How lithium-ion batteries work conceptually: thermodynamics of Li bonding in idealized electrodes

Abstract

A good explanation of lithium-ion batteries (LIBs) needs to convincingly account for the spontaneous, energy-releasing movement of lithium ions and electrons out of the negative and into the positive electrode, the defining characteristic of working LIBs. We analyze a discharging battery with a two-phase LiFePO₄/FePO₄ positive electrode (cathode) from a thermodynamic perspective and show that, compared to loosely-bound lithium in the negative electrode (anode), lithium in the ionic positive electrode is more strongly bonded, moves there in an energetically downhill irreversible process, and ends up trapped in the positive electrode. Only a sufficiently high charging voltage can drive it back to the other electrode. Since the stronger bonding in the positive electrode lowers the energy by ∼320 kJ mol⁻¹, a lot of energy is released. This explanation is quantitatively supported by an analysis of cohesive-energy differences of the electrode materials.

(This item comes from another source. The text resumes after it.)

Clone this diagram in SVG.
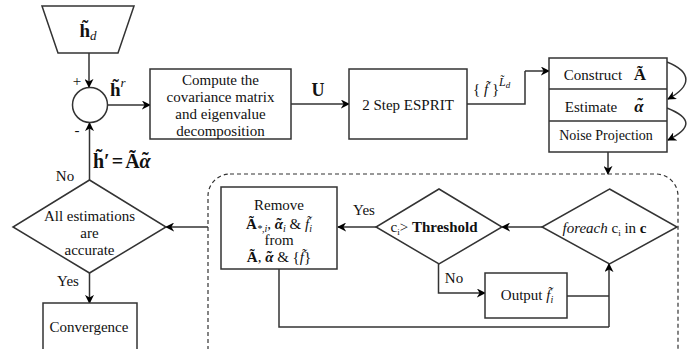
<svg xmlns="http://www.w3.org/2000/svg" width="697" height="349" viewBox="0 0 697 349">
<defs>
<marker id="ah" viewBox="0 0 10 10" refX="9" refY="5" markerWidth="9" markerHeight="9" markerUnits="userSpaceOnUse" orient="auto">
<path d="M0,0 L10,5 L0,10 L3,5 Z" fill="#000"/>
</marker>
<style>
.s{fill:#fff;stroke:#333;stroke-width:1.5}
.c{fill:none;stroke:#333;stroke-width:1.5}
.a{fill:none;stroke:#333;stroke-width:1.5;marker-end:url(#ah)}
.m{text-anchor:middle}
.b{font-weight:bold}
.i{font-style:italic}
</style>
</defs>
<rect width="697" height="349" fill="#fff"/>

<g id="connectors">
<path class="a" d="M89,53 V87"/>
<path class="a" d="M107.5,105 H150"/>
<path class="a" d="M291,104 H349"/>
<path class="c" d="M467,104 H525 V71"/>
<path class="a" d="M525,71 H549"/>
<path class="a" d="M667,62 C692,72 692,86 668,99"/>
<path class="a" d="M667,108 C692,118 692,128 668,140"/>
<path class="a" d="M608,152 V174"/>
<path class="a" d="M542,227 H502"/>
<path class="a" d="M376,227 H338"/>
<path class="c" d="M279,269 V327 H609"/>
<path class="a" d="M609,327 V264"/>
<path class="a" d="M438.5,264 V293 H485"/>
<path class="c" d="M567,296 H609"/>
<path class="a" d="M208,227 H166"/>
<path class="a" d="M89.5,273 V303"/>
<path class="a" d="M89.5,180 V123"/>
</g>

<g font-family="'Liberation Serif', 'Times New Roman', serif" font-size="15" fill="#111">
<g id="input">
<polygon class="s" points="42,6 134,6 118,53 58,53"/>
<text x="88" y="37" class="m b" font-size="19">h&#771;<tspan font-weight="normal" class="i" font-size="13" dy="3">d</tspan></text>
</g>

<g id="sum">
<circle class="s" cx="90" cy="105" r="17.5"/>
<text x="77" y="86" class="m">+</text>
<text x="77" y="135" class="m">-</text>
<text x="110" y="96" class="b" font-size="19">h&#771;<tspan font-weight="normal" class="i" font-size="13" dy="-9">r</tspan></text>
</g>

<g id="compute">
<rect class="s" x="150" y="69" width="141" height="70"/>
<text x="220.5" y="85" class="m">Compute the</text>
<text x="220.5" y="102" class="m">covariance matrix</text>
<text x="220.5" y="119" class="m">and eigenvalue</text>
<text x="220.5" y="136" class="m">decomposition</text>
<text x="318" y="96" class="m b" font-size="18">U</text>
</g>

<g id="esprit">
<rect class="s" x="349" y="69" width="118" height="70"/>
<text x="408" y="110" class="m">2 Step ESPRIT</text>
<text x="473" y="94">{ <tspan class="i">f&#771;</tspan> }<tspan class="i" font-size="12" dy="-8">L&#771;</tspan><tspan class="i" font-size="9" dy="2">d</tspan></text>
</g>

<g id="stack">
<rect class="s" x="549" y="58" width="118" height="94"/>
<path class="c" d="M549,89 H667 M549,121 H667"/>
<text x="593" y="80" class="m">Construct</text>
<text x="640" y="80" class="m b" font-size="17">&#195;</text>
<text x="591" y="112" class="m">Estimate</text>
<text x="639" y="112" class="m b i" font-size="17">&#945;</text>
<text x="640" y="110" class="m b" font-size="17">&#732;</text>
<text x="606" y="140" class="m" font-size="14">Noise Projection</text>
</g>

<g id="loop">
<rect x="208" y="174" width="470" height="200" rx="22" ry="22" fill="none" stroke="#333" stroke-width="1.2" stroke-dasharray="4,3"/>
</g>

<g id="foreach">
<polygon class="s" points="609.5,189 677,227 609.5,264 542,227"/>
<text x="604.5" y="233" class="m"><tspan class="i">foreach</tspan> c<tspan font-size="9" dy="3">i</tspan><tspan dy="-3"> in </tspan><tspan class="b">c</tspan></text>
</g>

<g id="threshold">
<polygon class="s" points="439,189 502,227 439,264 376,227"/>
<text x="434" y="232" class="m">c<tspan font-size="9" dy="3">i</tspan><tspan dy="-3">&gt; </tspan><tspan class="b">Threshold</tspan></text>
<text x="364" y="215" class="m">Yes</text>
<text x="454" y="283" class="m">No</text>
</g>

<g id="output">
<rect class="s" x="485" y="273" width="82" height="45"/>
<text x="527" y="300" class="m">Output <tspan class="i">f&#771;</tspan><tspan class="i" font-size="10" dy="3">i</tspan></text>
</g>

<g id="remove">
<rect class="s" x="221" y="187" width="116" height="82"/>
<text x="279" y="210" class="m">Remove</text>
<text x="279" y="229" class="m"><tspan class="b">&#195;</tspan><tspan class="i" font-size="10" dy="3">*,i</tspan><tspan dy="-3">,  </tspan><tspan class="b i">&#945;</tspan><tspan class="b" dx="-6.6" dy="-1">&#732;</tspan><tspan class="i" font-size="10" dx="1.6" dy="4">i</tspan><tspan dy="-3"> &amp; </tspan><tspan class="i">f&#771;</tspan><tspan class="i" font-size="10" dy="3">i</tspan></text>
<text x="279" y="245" class="m">from</text>
<text x="279" y="262" class="m"><tspan class="b">&#195;</tspan>, <tspan class="b i">&#945;</tspan><tspan class="b" dx="-6.6" dy="-1">&#732;</tspan><tspan dx="1.6" dy="1"> &amp; {</tspan><tspan class="i">f&#771;</tspan>}</text>
</g>

<g id="check">
<polygon class="s" points="89.5,180 166,227 89.5,273 13,227"/>
<text x="89.5" y="221" class="m">All estimations</text>
<text x="89.5" y="238" class="m">are</text>
<text x="89.5" y="255" class="m">accurate</text>
<text x="65" y="181" class="m">No</text>
<text x="68" y="286" class="m">Yes</text>
<text x="93" y="168" class="b" font-size="20">h&#771;′<tspan dx="2">=</tspan><tspan dx="2">&#195;</tspan><tspan class="i">&#945;</tspan><tspan dx="-8.8" dy="-1">&#732;</tspan></text>
</g>

<g id="convergence">
<rect class="s" x="43" y="303" width="94" height="60"/>
<text x="89" y="332" class="m">Convergence</text>
</g>
</g>
</svg>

Since electrons are only intermediates in the discharge reaction and the chemical potential of the electron cannot be measured, electrons do not need to be assigned a distinct energetic role. The incorporation of Li⁺ and an electron into the cathode is accompanied by the reduction of another ion or atom, usually a transition metal such as Fe or Co. The metal's ionization energy in the corresponding oxidation step correlates with the cell voltage, based on a decomposition of cohesive energy into electronic and ionic components. We relate the differences in cohesive energies to the chemical potential of lithium atoms, which is quantified, for instance for a two-phase electrode. The analysis is extended to a single-phase Li_xCoO₂ cathode, whose average voltage can be calculated from the cohesive-energy difference between LiCoO₂ and CoO₂.